Even more striking is the fact that despite this, 92% of all informal settlements’ inhabitants pay rent to structure owners.

The research dissemination session brought together key stakeholders to discuss strategies for unlocking poverty penalty and up-scaling the respect for human rights in informal settlements.

In her opening remarks, the Canadian High Commissioner to Kenya Her Excellency Sara Hradecky said that, “the Canadian governments is pleased to continue to support IDRC research in increasing access to justice and respect for rights in Nairobi’s informal settlements”.

Canadian High Commissioner to Kenya Her Excellency Sara Hradecky

The Governor of Nairobi, Hon. Dr.

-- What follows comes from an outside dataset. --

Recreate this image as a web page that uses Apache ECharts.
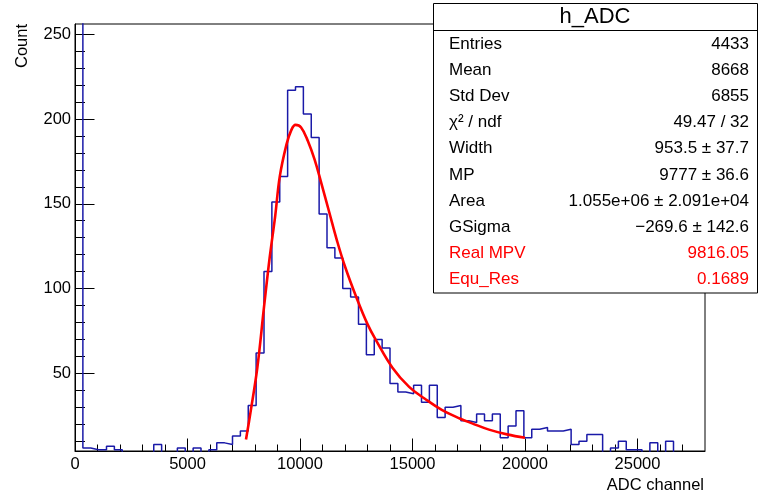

Evans Kidero who was represented at the dissemination meeting by CEC for Urban renewal Tom Odongo said, ‘The research findings dissemination is a great step, it helps us gain insights and appreciate the living conditions of people in the informal settlements. The findings will also guide our interventions from not only a policy formulation perspective but also help us to come up with practical and affordable solutions that will improve the housing and infrastructure services and general well being of the residents. This will impact the livability index in these areas as we will be able to: improve housing quality, improve infrastructure services and assure tenure security.

Mr. Tom Odongo Nairobi’s CEC for Urban Renewal also said that, “Learning Institutions have a lot of data gained out of studies such as this that can be used by government to inform policy. Our informal settlements require policy intervention to solve the challenges faced.” He also reiterated that plans are at an advanced stage to declare Mukuru a special planning area.

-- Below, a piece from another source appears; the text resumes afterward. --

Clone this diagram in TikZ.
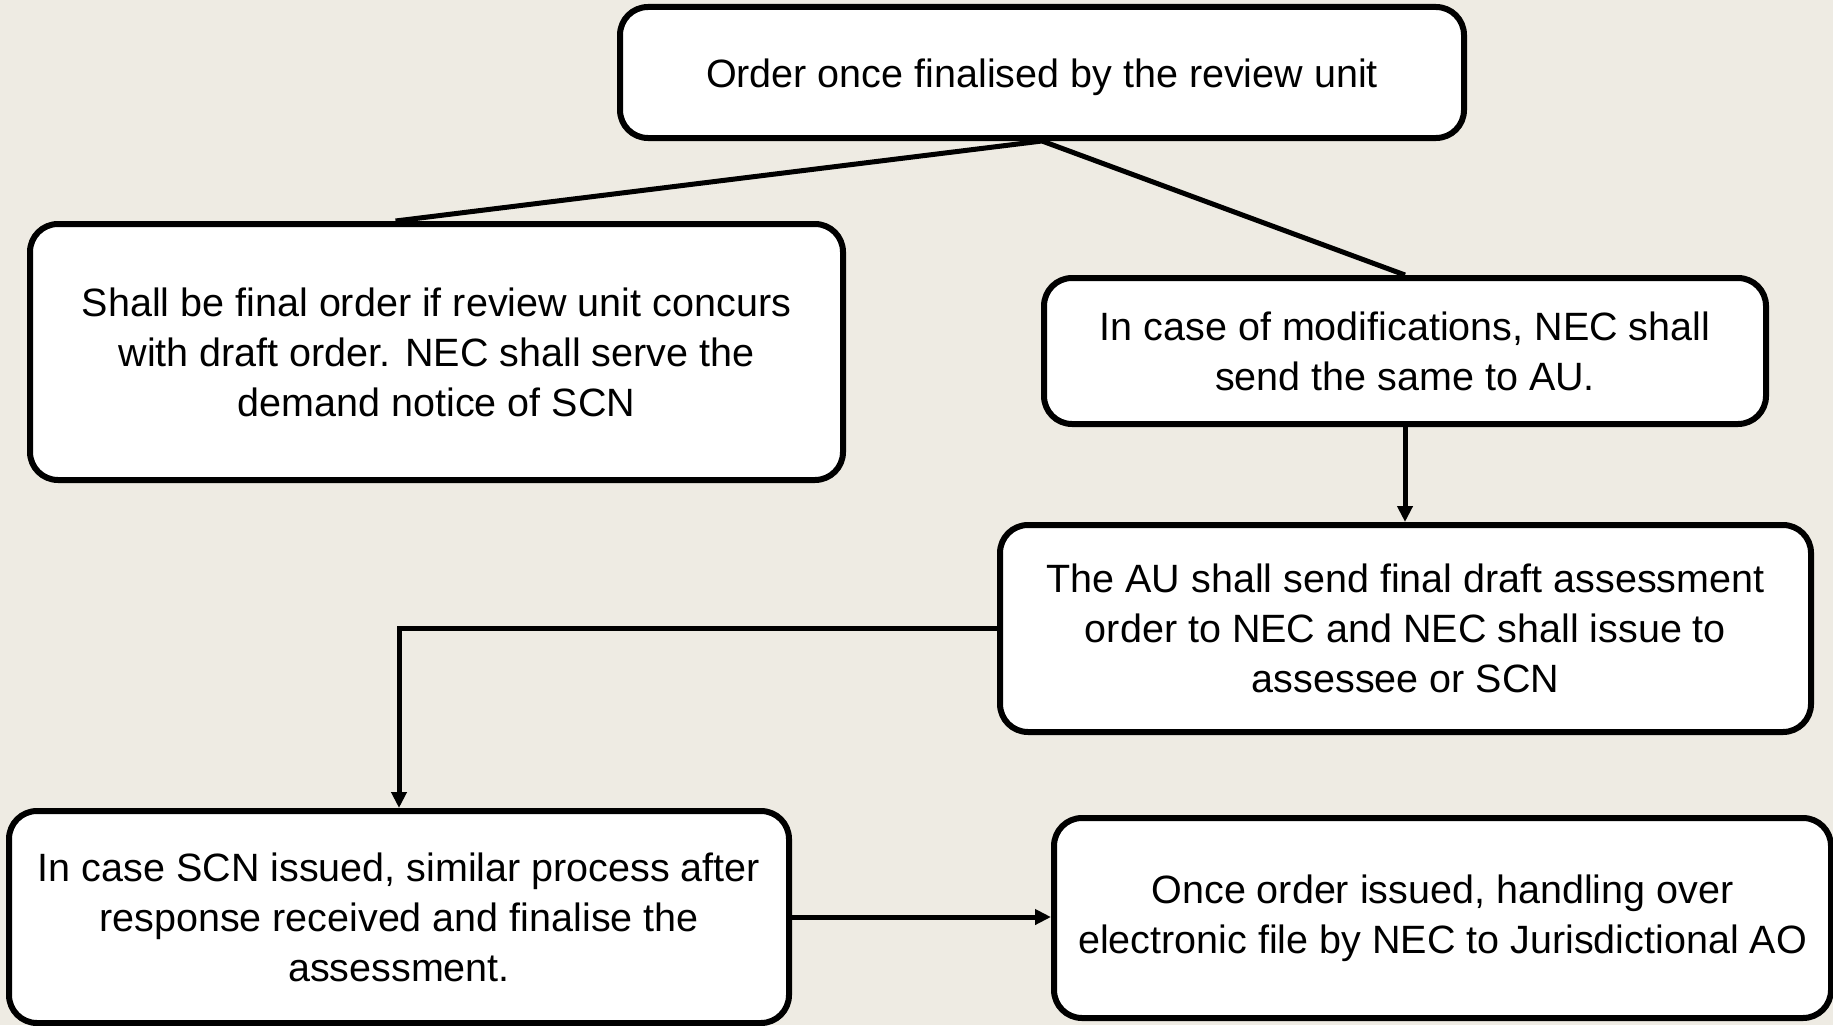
\documentclass[tikz,border=0pt]{standalone}
\usepackage{fontspec}
\setmainfont{Liberation Sans}
\usetikzlibrary{arrows.meta,calc}
\definecolor{bgc}{RGB}{238,235,227}
\begin{document}
\begin{tikzpicture}[x=1pt,y=1pt,
  box/.style={draw=black,line width=6pt,rounded corners=28pt,fill=white,
    align=center,inner sep=0pt,font=\fontsize{39.5}{50}\selectfont},
  conn/.style={draw=black,line width=5pt},
  arr/.style={conn,-{Triangle[length=16pt,width=15pt]}}]
\useasboundingbox (0,0) rectangle (1833,-1025);
\fill[bgc] (0,0) rectangle (1833,-1025);
\node[box,minimum width=844pt,minimum height=131pt,text height=30pt,text depth=0pt] (b1) at (1042,-72.5)
  {Order once finalised by the review unit};
\node[box,minimum width=813pt,minimum height=256pt] (b2) at (436.5,-352)
  {Shall be final order if review unit concurs\\with draft order. NEC shall serve the\\demand notice of SCN};
\node[box,minimum width=722pt,minimum height=146pt] (b3) at (1405,-351)
  {In case of modifications, NEC shall\\send the same to AU.};
\node[box,minimum width=811pt,minimum height=207pt] (b4) at (1405.5,-628.5)
  {The AU shall send final draft assessment\\order to NEC and NEC shall issue to\\assessee or SCN};
\node[box,minimum width=780pt,minimum height=212pt] (b5) at (399,-917)
  {In case SCN issued, similar process after\\response received and finalise the\\assessment.};
\node[box,minimum width=777pt,minimum height=200pt] (b6) at (1442.5,-918)
  {Once order issued, handling over\\electronic file by NEC to Jurisdictional AO};
\coordinate (b2top) at ($(b2.north west)!0.45!(b2.north east)$);
\draw[conn] (b2top) -- (b1.south) -- (b3.north);
\draw[arr] (b3.south) -- (b3.south |- b4.north);
\draw[arr] (b4.west) -| (b5.north);
\draw[arr] (b5.east) -- (b5.east -| b6.west);
\end{tikzpicture}
\end{document}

Nairobi's CEC For Urban Renewal Tom Odongo

Hon. William Kabogo – Governor Kiambu County on the other hand who was represented at the event by his deputy Hon. Gerald Githinji said, ‘Informal settlement in Kenya highly support the economy of our country, yet experience great social deprivation. In Kiambu we focus on developing people and places. This entails capacity building and revitalizing places through physical upgrading. It is to this end that we greatly embrace the collaboration with IDRC and other development partners to plan Kiandutu, create new economic opportunities, explore environmental action and build a sustainable community.

Kiambu Deputy Governor Gerald Githinji

The deputy governor of Kiambu also acknowledged that indeed urban planning is critical in achieving inclusive cities, “We have a problem to solve and a big one at that”.

Prof. Margaret Kamar, an IDRC alumni and a policy expert lauded the project for trying to offer practical solutions to some of the challenges faced by the city’s urban poor.


The research findings have been well received by both the Kiambu and Nairobi Counties to take action in Kiandutu and Mukuru informal settlements respectively. The consortium is working with the counties in their efforts to declare the settlements special planning areas. According to the Physical Planning Act, Kenya’s County Governments may designate an area with unique planning challenges as special planning areas (SPA).

Mukuru Kwa Reuben, Kwa Njenga and Viwandani have in the past not benefitted from past upgrading initiatives and pose unique challenges and opportunities. Designating Mukuru and Kiandutu settlements as SPA will allow for the development and implementation of upgrading plans that can address the unique challenges while also integrating the settlements into greater metropolitan regions.

What Next?

The close working relations with the county governments have optimum potential to shape Nairobi and Kiambu upgrading policies and city practices at the county levels. The consortium is working with Kiambu government in planning 110 acres of Kiandutu slums with an estimated 6,100 households. The study has also received a boost from Muungano’s Tujuane Tujengane initiative where community members advocate for improved living conditions. 8,000 community members have been trained on human rights, settlement dynamics and financial literacy.

These efforts have helped improved community cohesion. Making residents aware of their housing rights and prevent future evictions. The study seeks to generate new findings and recommendations aimed at achieving positive changes t settlement and city level.